Some of the most effective abstract wallpaper designs don’t utilise every inch of space available to them, but use negative space (the seemingly unused areas within the print) to create unique shapes, and a more subtle source of texture and colour. This is particularly useful for smaller rooms that, in general, would struggle to accommodate a particularly large abstract wallpaper. It also makes it easier for you to hang pictures and shelves on the walls without them looking as though they are awkwardly perched atop the wallpaper.

Our Pasha Sprig wallpaper in soft green, for instance, features a relatively small and delicate design, but a large part of what makes it so effective on the wall is not just found in the shapes those abstract sprigs create. The abstract shapes created within the negative space – by the interplay between green and white – adds a lot of texture to a room without commanding all the attention.

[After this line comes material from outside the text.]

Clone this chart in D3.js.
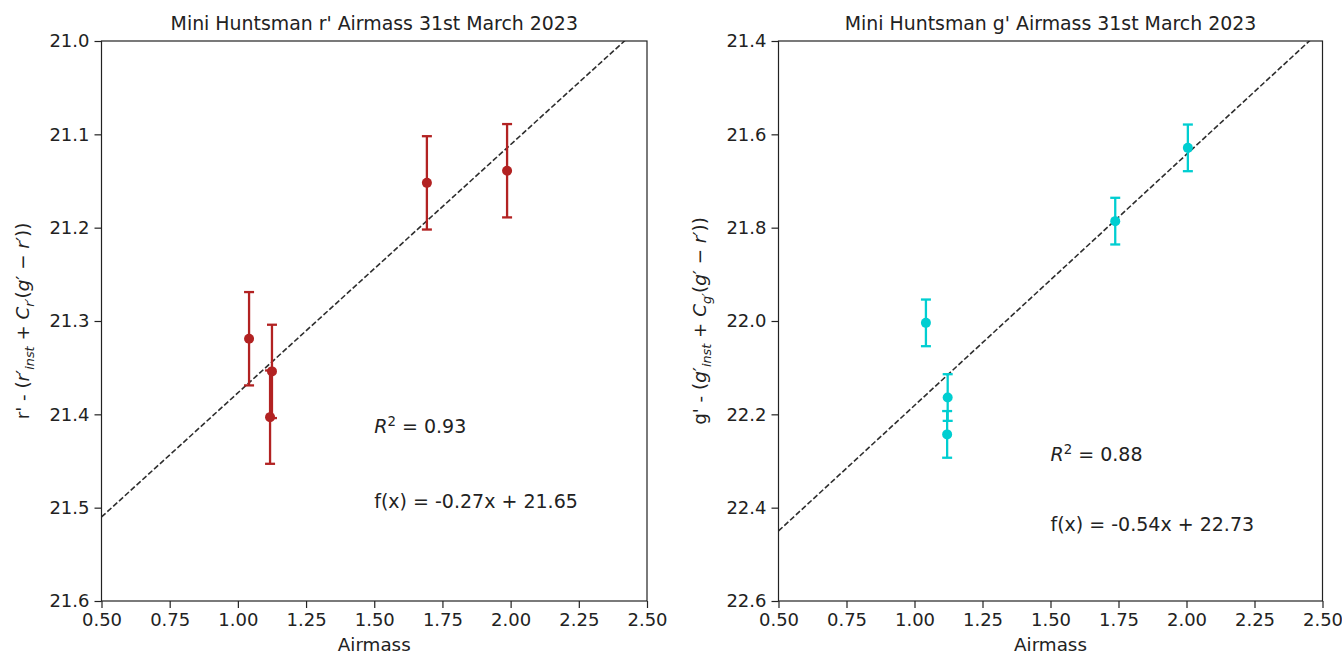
<!DOCTYPE html>
<html>
<head>
<meta charset="utf-8">
<script src="https://cdn.jsdelivr.net/npm/d3@7"></script>
<style>
  html, body { margin: 0; padding: 0; background: #fff; }
  svg { display: block; font-family: "DejaVu Sans", sans-serif; }
</style>
</head>
<body>
<svg id="chart" width="1342" height="655"></svg>
<script>
// ---- Data ----
const rAirmass = [1.041, 1.125, 1.118, 1.693, 1.987];
const rMag     = [21.319, 21.354, 21.403, 21.152, 21.139];
const rErr     = [0.05, 0.05, 0.05, 0.05, 0.05];
const rFit     = { slope: -0.266, intercept: 21.643 };
const rTexts   = ["0.93", "f(x) = -0.27x + 21.65"];

const gAirmass = [1.042, 1.122, 1.120, 1.738, 2.005];
const gMag     = [22.004, 22.164, 22.243, 21.786, 21.629];
const gErr     = [0.05, 0.05, 0.05, 0.05, 0.05];
const gFit     = { slope: -0.538, intercept: 22.719 };
const gTexts   = ["0.88", "f(x) = -0.54x + 22.73"];

const xTicks  = [0.50, 0.75, 1.00, 1.25, 1.50, 1.75, 2.00, 2.25, 2.50];
const rYTicks = [21.0, 21.1, 21.2, 21.3, 21.4, 21.5, 21.6];
const gYTicks = [21.4, 21.6, 21.8, 22.0, 22.2, 22.4, 22.6];

const svg = d3.select("#chart");
const TICK_FS = 18, TITLE_FS = 18.9, ANN_FS = 19, LAB_FS = 18.3;

function panel(opts) {
  const { left, right, top, bottom, xDomain, yDomain, yTicks, xs, ys, errs,
          fit, texts, color, title, annY, labelX, band } = opts;
  const x = d3.scaleLinear().domain(xDomain).range([left, right]);
  const y = d3.scaleLinear().domain(yDomain).range([top, bottom]);
  const g = svg.append("g");

  const clipId = "clip" + band;
  svg.append("clipPath").attr("id", clipId)
    .append("rect").attr("x", left).attr("y", top)
    .attr("width", right - left).attr("height", bottom - top);

  // fit line
  const xl = xDomain;
  g.append("line")
    .attr("clip-path", `url(#${clipId})`)
    .attr("x1", x(xl[0])).attr("y1", y(fit.slope * xl[0] + fit.intercept))
    .attr("x2", x(xl[1])).attr("y2", y(fit.slope * xl[1] + fit.intercept))
    .attr("stroke", "#2e2e2e").attr("stroke-width", 1.6)
    .attr("stroke-dasharray", "5.5,2.4");

  // error bars + points
  const data = xs.map((v, i) => ({ x: v, y: ys[i], e: errs[i] }));
  const eb = g.append("g");
  data.forEach(d => {
    eb.append("line")
      .attr("x1", x(d.x)).attr("x2", x(d.x))
      .attr("y1", y(d.y - d.e)).attr("y2", y(d.y + d.e))
      .attr("stroke", color).attr("stroke-width", 2.3);
    [d.y - d.e, d.y + d.e].forEach(v => {
      eb.append("line")
        .attr("x1", x(d.x) - 5).attr("x2", x(d.x) + 5)
        .attr("y1", y(v)).attr("y2", y(v))
        .attr("stroke", color).attr("stroke-width", 2.3);
    });
  });
  g.selectAll("circle.pt").data(data).enter().append("circle")
    .attr("class", "pt")
    .attr("cx", d => x(d.x)).attr("cy", d => y(d.y)).attr("r", 5)
    .attr("fill", color);

  // axes
  const xAxis = d3.axisBottom(x).tickValues(xTicks).tickFormat(d3.format(".2f"))
    .tickSize(7).tickSizeOuter(0).tickPadding(5);
  const yAxis = d3.axisLeft(y).tickValues(yTicks).tickFormat(d3.format(".1f"))
    .tickSize(7).tickSizeOuter(0).tickPadding(5);
  const gx = g.append("g").attr("transform", `translate(0,${bottom})`).call(xAxis);
  const gy = g.append("g").attr("transform", `translate(${left},0)`).call(yAxis);
  [gx, gy].forEach(a => {
    a.select(".domain").remove();
    a.selectAll(".tick line").attr("stroke", "#222").attr("stroke-width", 1.2);
    a.selectAll(".tick text").attr("fill", "#222").style("font-size", TICK_FS + "px")
      .style("font-family", "DejaVu Sans");
  });

  // frame
  g.append("rect").attr("x", left).attr("y", top)
    .attr("width", right - left).attr("height", bottom - top)
    .attr("fill", "none").attr("stroke", "#222").attr("stroke-width", 1.2);

  // title
  g.append("text").attr("x", (left + right) / 2).attr("y", top - 11.5)
    .attr("text-anchor", "middle").attr("fill", "#222")
    .style("font-size", TITLE_FS + "px").text(title);

  // x label
  g.append("text").attr("x", (left + right) / 2).attr("y", 651)
    .attr("text-anchor", "middle").attr("fill", "#222")
    .style("font-size", LAB_FS + "px").text("Airmass");

  // annotations
  const t1 = g.append("text").attr("x", x(1.5)).attr("y", y(annY[0]))
    .attr("fill", "#222").style("font-size", ANN_FS + "px");
  t1.append("tspan").style("font-style", "italic").text("R");
  t1.append("tspan").attr("dy", -7.5).style("font-size", (ANN_FS * 0.7) + "px").text("2");
  t1.append("tspan").attr("dy", 7.5).text(" = " + texts[0]);
  g.append("text").attr("x", x(1.5)).attr("y", y(annY[1]))
    .attr("fill", "#222").style("font-size", ANN_FS + "px").text(texts[1]);

  // y label
  const yl = g.append("text")
    .attr("transform", `translate(${labelX},${(top + bottom) / 2}) rotate(-90)`)
    .attr("text-anchor", "middle").attr("fill", "#222")
    .style("font-size", LAB_FS + "px");
  const b = band;
  const sub = LAB_FS * 0.7;
  yl.append("tspan").text(b + "' - (");
  yl.append("tspan").style("font-style", "italic").text(b);
  yl.append("tspan").text("′");
  yl.append("tspan").attr("dy", 4.5).style("font-style", "italic").style("font-size", sub + "px").text("inst");
  yl.append("tspan").attr("dy", -4.5).text(" + ");
  yl.append("tspan").style("font-style", "italic").text("C");
  yl.append("tspan").attr("dy", 4.5).style("font-style", "italic").style("font-size", sub + "px").text(b + "′");
  yl.append("tspan").attr("dy", -4.5).text("(");
  yl.append("tspan").style("font-style", "italic").text("g");
  yl.append("tspan").text("′ − ");
  yl.append("tspan").style("font-style", "italic").text("r");
  yl.append("tspan").text("′))");
}

panel({
  left: 101.5, right: 647, top: 41, bottom: 601,
  xDomain: [0.5, 2.5], yDomain: [21.0, 21.6], yTicks: rYTicks,
  xs: rAirmass, ys: rMag, errs: rErr, fit: rFit, texts: rTexts,
  color: "#b22222", title: "Mini Huntsman r' Airmass 31st March 2023",
  annY: [21.42, 21.5], labelX: 29, band: "r"
});
panel({
  left: 778.5, right: 1322.5, top: 41, bottom: 601,
  xDomain: [0.5, 2.5], yDomain: [21.4, 22.6], yTicks: gYTicks,
  xs: gAirmass, ys: gMag, errs: gErr, fit: gFit, texts: gTexts,
  color: "#00ced1", title: "Mini Huntsman g' Airmass 31st March 2023",
  annY: [22.3, 22.45], labelX: 706, band: "g"
});
</script>
</body>
</html>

You can see a similar effect in our Sunda Wallpaper – shown here in brown. Featuring a combination of abstract and geometric shapes, negative space within this paper is just as effective at creating abstract and unique shapes as the print itself. As your perspective shifts, so does the impression created by the Sunda print.

The key takeaway from this section is the fact that the size of the pattern itself is only as important as the power of the negative space. Larger abstract prints tend to carry less negative space, so the pattern itself has more power; smaller abstract prints tend to feature more negative space – so, while the pattern itself will have less power, the negative space will have more.

While true for any pattern, this rule of thumb tends to prove most effective in abstracts, where shape is key.

3 Tips for Making the Most of an Abstract Wallpaper

Abstract wallpaper speaks for itself but, as always, there are plenty of ways to really make it sing. Here are a few of our favourite ideas.

1) Use it abstractly

In recent years, we’ve seen a lot of new painting trends emerge on the scene. While, before, interior designers might have used existing features as an excuse to introduce contrasting paint or wallpaper – for instance, an alcove in the wall or an area that falls above or below the dado rail – they are now in favour of creating those shapes themselves.

While using colour blocking is more common, there is no reason why you can’t do the same with your wallpaper. Rather than working with the wall’s existing features, create a new shape against the wall and ‘carve it out’ using your wallpaper placement. It will take a little extra skill, but the results are very effective – especially for abstract styles.

2) Contrast abstraction with realism

Abstract design is the antithesis of realism – and, while they might be polar opposites, the two pair with one another surprisingly well.

So, if you’ve papered a good expanse of wall, consider introducing contrast through your wall-hangings. A couple of hyper-realistic paintings or prints – preferably in colours that pop out against the wallpaper – will help to elevate the impression made by both your wallpaper and your chosen artwork.

Indeed, you may have opted for an abstract animal or floral pattern. Designs that embrace both abstraction and realism. Distilling the abstract floral print into a photo-realistic piece of art hung on the wall may offer an effect similar to how lenses remove blur. You’re taking artistic representation and photographic representation – two opposites – bringing them together.

3) Echo it in another part of the house

We’re not suggesting that, when you pick out a wallpaper, you’re committing yourself to using it in every room at the exclusion of any other wallpaper or colour scheme. Instead, we’re saying that finding small ways to use it elsewhere can be very effective for tying a space together.

As we mentioned earlier, abstract patterns can be a little subtler than more realistic patterns, which makes them blend into the rest of the décor a little easier. As a result, this affords you more freedom, making it a great element to repeat throughout multiple rooms.